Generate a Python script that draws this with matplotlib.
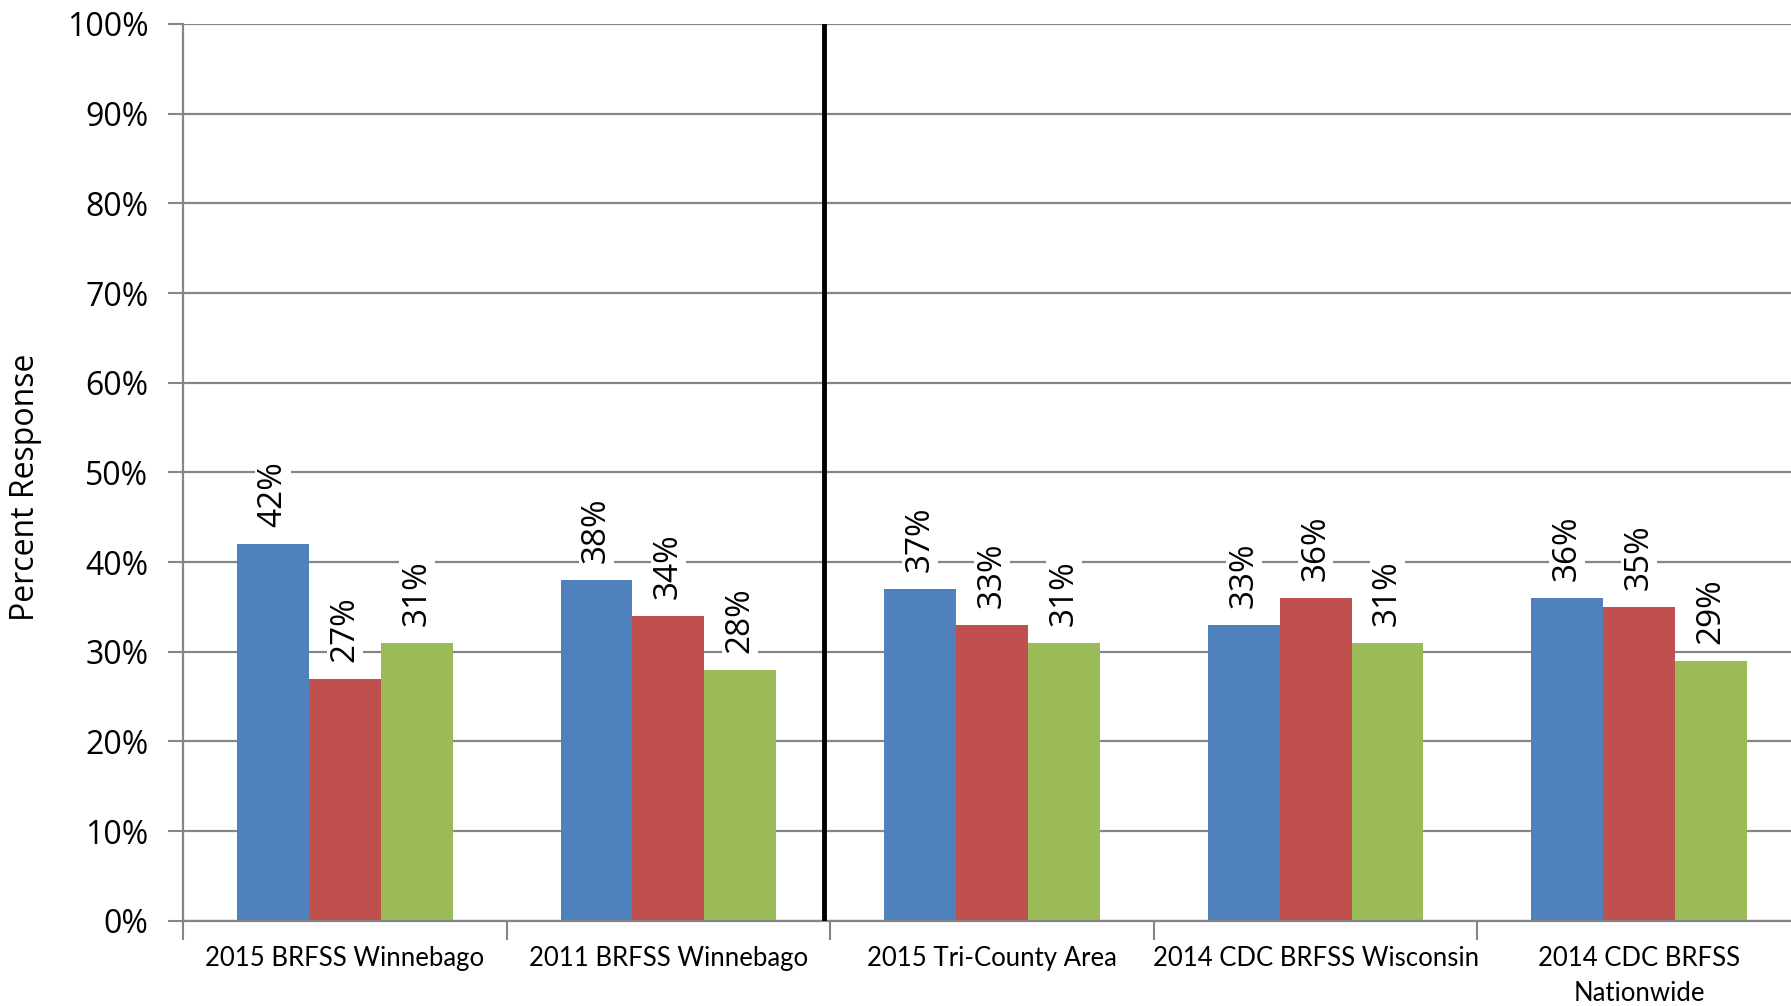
import matplotlib
matplotlib.use("Agg")
import matplotlib.pyplot as plt
import numpy as np

categories = ["2015 BRFSS Winnebago", "2011 BRFSS Winnebago", "2015 Tri-County Area",
              "2014 CDC BRFSS Wisconsin", "2014 CDC BRFSS\nNationwide"]
series_blue = [42, 38, 37, 33, 36]
series_red = [27, 34, 33, 36, 35]
series_green = [31, 28, 31, 31, 29]
yticks = [0, 10, 20, 30, 40, 50, 60, 70, 80, 90, 100]
ytick_labels = [f"{v}%" for v in yticks]

colors = ["#4F81BD", "#C0504D", "#9BBB59"]
grid_color = "#868686"

fig = plt.figure(figsize=(17.91, 10.06), dpi=100)
ax = fig.add_axes([183 / 1791, (1006 - 920.7) / 1006, 1618 / 1791, (920.7 - 24) / 1006])

x = np.arange(len(categories))
w = 1 / 4.5
for i, (vals, c) in enumerate(zip([series_blue, series_red, series_green], colors)):
    pos = x + (i - 1) * w
    ax.bar(pos, vals, width=w, color=c, zorder=2)
    for p, v in zip(pos, vals):
        ax.annotate(f"{v}%", (p, v), xytext=(0, 12), textcoords="offset points",
                    rotation=90, ha="center", va="bottom", fontsize=24,
                    family="Open Sans", color="black", zorder=4,
                    bbox=dict(facecolor="white", edgecolor="none", pad=1))

ax.set_ylim(0, 100)
ax.set_xlim(-0.5, 4.5)
ax.set_yticks(yticks)
ax.set_yticklabels(ytick_labels, fontsize=23, family="Open Sans")
ax.yaxis.grid(True, color=grid_color, linewidth=1.6, zorder=0)
ax.set_axisbelow(True)

# category boundaries as ticks
ax.set_xticks(np.arange(-0.5, 5.0, 1.0), minor=False)
ax.set_xticklabels([])
ax.tick_params(axis="x", which="major", length=14, width=1.5, color=grid_color)
ax.set_xticks(x, minor=True)
ax.set_xticklabels(categories, minor=True, fontsize=18.5, family="Lato", linespacing=1.5)
ax.tick_params(axis="x", which="minor", length=0, pad=18)
ax.tick_params(axis="y", length=11, width=1.5, color=grid_color, pad=14)

for side in ["top", "right"]:
    ax.spines[side].set_visible(False)
for side in ["left", "bottom"]:
    ax.spines[side].set_color(grid_color)
    ax.spines[side].set_linewidth(1.6)

ax.axvline(1.5 - 6 / 323.6, color="black", linewidth=3.5, zorder=3)

ax.set_ylabel("Percent Response", fontsize=23, family="Open Sans")
ax.yaxis.set_label_coords(-0.087, 0.483)

fig.savefig("out.png", dpi=100)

____

▶ Stated goal: Your task is to reproduce exactly the lines from the start of the data above through the line containing "ax = fig.add_axes([183", leaving every picture out.

▶ Exercise output:
Generate a Python script that draws this with matplotlib.
import matplotlib
matplotlib.use("Agg")
import matplotlib.pyplot as plt
import numpy as np

categories = ["2015 BRFSS Winnebago", "2011 BRFSS Winnebago", "2015 Tri-County Area",
              "2014 CDC BRFSS Wisconsin", "2014 CDC BRFSS\nNationwide"]
series_blue = [42, 38, 37, 33, 36]
series_red = [27, 34, 33, 36, 35]
series_green = [31, 28, 31, 31, 29]
yticks = [0, 10, 20, 30, 40, 50, 60, 70, 80, 90, 100]
ytick_labels = [f"{v}%" for v in yticks]

colors = ["#4F81BD", "#C0504D", "#9BBB59"]
grid_color = "#868686"

fig = plt.figure(figsize=(17.91, 10.06), dpi=100)
ax = fig.add_axes([183 / 1791, (1006 - 920.7) / 1006, 1618 / 1791, (920.7 - 24) / 1006])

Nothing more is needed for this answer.